Advanced

Stress Testing

Push your models to their limits with load testing, automated edge case generation, boundary analysis, and systematic stress testing pipelines that reveal hidden failure modes.

What is ML Stress Testing?

Stress testing goes beyond standard evaluation by deliberately pushing models into extreme conditions. While perturbation testing focuses on input-level manipulations, stress testing examines system-level behavior under adverse conditions: high load, extreme inputs, resource constraints, and cascading failures.

Load Testing ML Endpoints

Production ML services must handle variable traffic without degradation.

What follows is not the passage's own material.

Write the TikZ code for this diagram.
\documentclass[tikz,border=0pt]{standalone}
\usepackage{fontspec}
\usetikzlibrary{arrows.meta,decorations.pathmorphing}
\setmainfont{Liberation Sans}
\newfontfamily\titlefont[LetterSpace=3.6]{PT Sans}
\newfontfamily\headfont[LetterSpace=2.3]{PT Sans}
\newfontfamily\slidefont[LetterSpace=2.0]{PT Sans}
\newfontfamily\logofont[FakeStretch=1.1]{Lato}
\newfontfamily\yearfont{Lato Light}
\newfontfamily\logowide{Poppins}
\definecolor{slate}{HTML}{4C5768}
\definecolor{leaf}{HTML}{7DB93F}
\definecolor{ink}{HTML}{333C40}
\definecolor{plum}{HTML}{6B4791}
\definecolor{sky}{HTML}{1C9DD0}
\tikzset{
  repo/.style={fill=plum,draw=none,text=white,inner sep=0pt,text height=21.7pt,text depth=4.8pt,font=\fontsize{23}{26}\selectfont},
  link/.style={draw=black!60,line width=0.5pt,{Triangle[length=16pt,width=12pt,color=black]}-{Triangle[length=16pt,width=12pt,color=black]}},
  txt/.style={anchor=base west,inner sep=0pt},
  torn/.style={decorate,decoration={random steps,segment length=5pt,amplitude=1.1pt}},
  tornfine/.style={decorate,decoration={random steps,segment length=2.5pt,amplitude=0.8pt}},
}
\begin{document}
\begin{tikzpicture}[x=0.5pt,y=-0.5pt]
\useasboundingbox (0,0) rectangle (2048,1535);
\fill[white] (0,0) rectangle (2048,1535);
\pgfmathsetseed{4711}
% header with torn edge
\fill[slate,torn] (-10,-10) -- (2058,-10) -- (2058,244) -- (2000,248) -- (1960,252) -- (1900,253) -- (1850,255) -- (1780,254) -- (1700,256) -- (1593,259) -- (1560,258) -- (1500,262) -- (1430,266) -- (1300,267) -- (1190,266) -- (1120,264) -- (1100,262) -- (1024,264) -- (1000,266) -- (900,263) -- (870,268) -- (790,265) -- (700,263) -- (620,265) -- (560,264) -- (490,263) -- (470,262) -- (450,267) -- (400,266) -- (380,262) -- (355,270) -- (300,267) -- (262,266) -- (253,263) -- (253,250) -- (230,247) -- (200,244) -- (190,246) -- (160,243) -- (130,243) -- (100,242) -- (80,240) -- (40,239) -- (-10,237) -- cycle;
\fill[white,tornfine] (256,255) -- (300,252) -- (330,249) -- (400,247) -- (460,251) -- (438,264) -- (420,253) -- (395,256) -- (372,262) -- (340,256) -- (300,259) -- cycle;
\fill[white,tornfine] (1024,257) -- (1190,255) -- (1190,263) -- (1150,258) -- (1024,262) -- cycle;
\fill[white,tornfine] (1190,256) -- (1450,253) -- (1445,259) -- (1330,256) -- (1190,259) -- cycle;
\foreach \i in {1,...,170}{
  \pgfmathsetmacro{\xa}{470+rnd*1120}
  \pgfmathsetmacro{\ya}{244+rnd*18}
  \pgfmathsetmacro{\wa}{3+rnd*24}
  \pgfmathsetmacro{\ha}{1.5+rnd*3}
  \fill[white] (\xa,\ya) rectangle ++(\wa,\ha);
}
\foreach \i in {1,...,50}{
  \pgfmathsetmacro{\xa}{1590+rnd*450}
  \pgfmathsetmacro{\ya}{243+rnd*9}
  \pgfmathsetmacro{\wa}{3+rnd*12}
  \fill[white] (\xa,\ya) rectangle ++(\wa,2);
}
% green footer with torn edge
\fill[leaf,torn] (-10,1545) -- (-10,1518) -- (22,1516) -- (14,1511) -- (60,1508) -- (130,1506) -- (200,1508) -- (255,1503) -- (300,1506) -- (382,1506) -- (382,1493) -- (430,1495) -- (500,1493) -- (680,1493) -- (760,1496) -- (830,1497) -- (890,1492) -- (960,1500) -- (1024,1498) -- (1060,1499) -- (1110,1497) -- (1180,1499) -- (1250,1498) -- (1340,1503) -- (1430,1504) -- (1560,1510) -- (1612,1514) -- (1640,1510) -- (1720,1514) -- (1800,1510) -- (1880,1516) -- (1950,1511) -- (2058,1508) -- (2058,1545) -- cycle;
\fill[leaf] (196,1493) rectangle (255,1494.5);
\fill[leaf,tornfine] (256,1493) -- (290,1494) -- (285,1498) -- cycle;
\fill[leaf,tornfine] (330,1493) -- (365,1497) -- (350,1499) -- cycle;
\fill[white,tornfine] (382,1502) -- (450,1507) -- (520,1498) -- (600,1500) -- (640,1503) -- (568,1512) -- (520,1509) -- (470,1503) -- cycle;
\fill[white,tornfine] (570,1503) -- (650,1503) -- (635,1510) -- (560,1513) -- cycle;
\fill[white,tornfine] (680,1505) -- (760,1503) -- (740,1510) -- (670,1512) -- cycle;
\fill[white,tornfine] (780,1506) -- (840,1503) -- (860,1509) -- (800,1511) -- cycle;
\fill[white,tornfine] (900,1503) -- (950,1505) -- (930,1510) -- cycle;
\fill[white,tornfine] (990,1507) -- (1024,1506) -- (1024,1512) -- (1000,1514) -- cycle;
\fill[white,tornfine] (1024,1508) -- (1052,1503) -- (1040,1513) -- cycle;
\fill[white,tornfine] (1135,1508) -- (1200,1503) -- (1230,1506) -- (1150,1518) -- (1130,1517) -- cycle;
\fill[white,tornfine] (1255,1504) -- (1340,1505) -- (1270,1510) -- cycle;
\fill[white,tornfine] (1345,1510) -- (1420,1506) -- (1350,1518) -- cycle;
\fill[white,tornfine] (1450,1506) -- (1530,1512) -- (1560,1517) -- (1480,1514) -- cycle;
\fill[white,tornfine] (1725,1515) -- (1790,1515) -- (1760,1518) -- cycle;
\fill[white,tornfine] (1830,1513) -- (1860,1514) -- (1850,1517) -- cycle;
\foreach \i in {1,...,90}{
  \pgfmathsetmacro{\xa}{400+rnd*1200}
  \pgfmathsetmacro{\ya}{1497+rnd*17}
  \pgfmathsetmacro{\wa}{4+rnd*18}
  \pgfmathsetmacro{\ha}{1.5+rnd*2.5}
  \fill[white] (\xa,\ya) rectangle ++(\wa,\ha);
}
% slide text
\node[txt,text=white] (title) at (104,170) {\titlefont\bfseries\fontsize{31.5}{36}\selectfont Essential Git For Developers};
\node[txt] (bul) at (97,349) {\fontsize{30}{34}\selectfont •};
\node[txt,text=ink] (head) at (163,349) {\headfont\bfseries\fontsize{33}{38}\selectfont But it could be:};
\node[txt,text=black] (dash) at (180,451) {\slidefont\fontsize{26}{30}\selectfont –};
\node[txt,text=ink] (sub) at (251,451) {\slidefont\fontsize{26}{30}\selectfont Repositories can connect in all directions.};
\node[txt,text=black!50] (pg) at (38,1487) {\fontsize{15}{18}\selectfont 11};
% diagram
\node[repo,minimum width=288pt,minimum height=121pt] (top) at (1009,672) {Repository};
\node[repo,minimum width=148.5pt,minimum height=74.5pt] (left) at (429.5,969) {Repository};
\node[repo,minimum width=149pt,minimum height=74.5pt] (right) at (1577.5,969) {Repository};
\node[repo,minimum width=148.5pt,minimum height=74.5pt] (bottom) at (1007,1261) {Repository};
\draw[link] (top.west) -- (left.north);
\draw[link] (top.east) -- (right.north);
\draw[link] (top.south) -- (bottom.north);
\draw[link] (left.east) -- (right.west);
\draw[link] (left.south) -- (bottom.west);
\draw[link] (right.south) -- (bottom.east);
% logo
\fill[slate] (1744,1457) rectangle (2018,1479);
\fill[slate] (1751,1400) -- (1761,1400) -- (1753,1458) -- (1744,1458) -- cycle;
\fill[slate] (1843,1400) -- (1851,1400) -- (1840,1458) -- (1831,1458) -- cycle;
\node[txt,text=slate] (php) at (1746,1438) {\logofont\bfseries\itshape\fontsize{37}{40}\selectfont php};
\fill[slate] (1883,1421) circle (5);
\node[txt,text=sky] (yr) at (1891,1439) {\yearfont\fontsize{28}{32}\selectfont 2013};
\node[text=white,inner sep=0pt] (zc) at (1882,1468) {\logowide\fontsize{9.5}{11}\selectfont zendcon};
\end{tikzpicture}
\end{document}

Load testing reveals performance bottlenecks and failure thresholds.

Python - Load Testing with Locust
from locust import HttpUser, task, between

class MLEndpointUser(HttpUser):
    wait_time = between(0.1, 0.5)

    @task(3)
    def predict_normal(self):
        """Normal-sized prediction request."""
        self.client.post("/predict", json={
            "features": [0.5] * 128
        })

    @task(1)
    def predict_large_batch(self):
        """Large batch prediction request."""
        self.client.post("/predict/batch", json={
            "instances": [[0.5] * 128] * 100
        })

    @task(1)
    def predict_edge_case(self):
        """Extreme value inputs."""
        self.client.post("/predict", json={
            "features": [1e10] * 128
        })

Edge Case Generation

Automated edge case generation discovers inputs that are valid but unusual, targeting model blind spots:

TechniqueDescriptionTools
FuzzingGenerate random mutations of valid inputs to find crashes and errorsHypothesis, AFL
Metamorphic TestingApply transformations that should preserve the output and check consistencyCustom scripts
Property-Based TestingDefine properties that must hold for all inputs and generate counterexamplesHypothesis, QuickCheck
Coverage-Guided GenerationGenerate inputs that activate new neurons or code pathsDeepXplore, DLFuzz

Boundary Analysis

Test model behavior at decision boundaries and input extremes:

  • Numerical boundaries: Test with zero, negative, very large, very small, NaN, and infinity values.
  • String boundaries: Empty strings, extremely long strings, unicode edge cases, and null bytes.
  • Decision boundaries: Find inputs near classification thresholds where small changes flip the prediction.
  • Temporal boundaries: Test with timestamps at epoch, year boundaries, leap seconds, and timezone transitions.

Automated Stress Testing Pipeline

  1. Define Stress Scenarios

    Create a catalog of stress conditions: extreme inputs, concurrent requests, resource limits, dependency failures.

  2. Generate Test Data

    Use fuzzing, property-based testing, and domain knowledge to create comprehensive test suites.

  3. Execute Under Monitoring

    Run stress tests while monitoring latency, memory, CPU, GPU utilization, error rates, and prediction quality.

  4. Analyze and Report

    Identify failure thresholds, create degradation curves, and document discovered failure modes.

Safety note: Always run stress tests in isolated environments. Never stress test production systems directly. Use staging environments with production-equivalent configurations and synthetic data.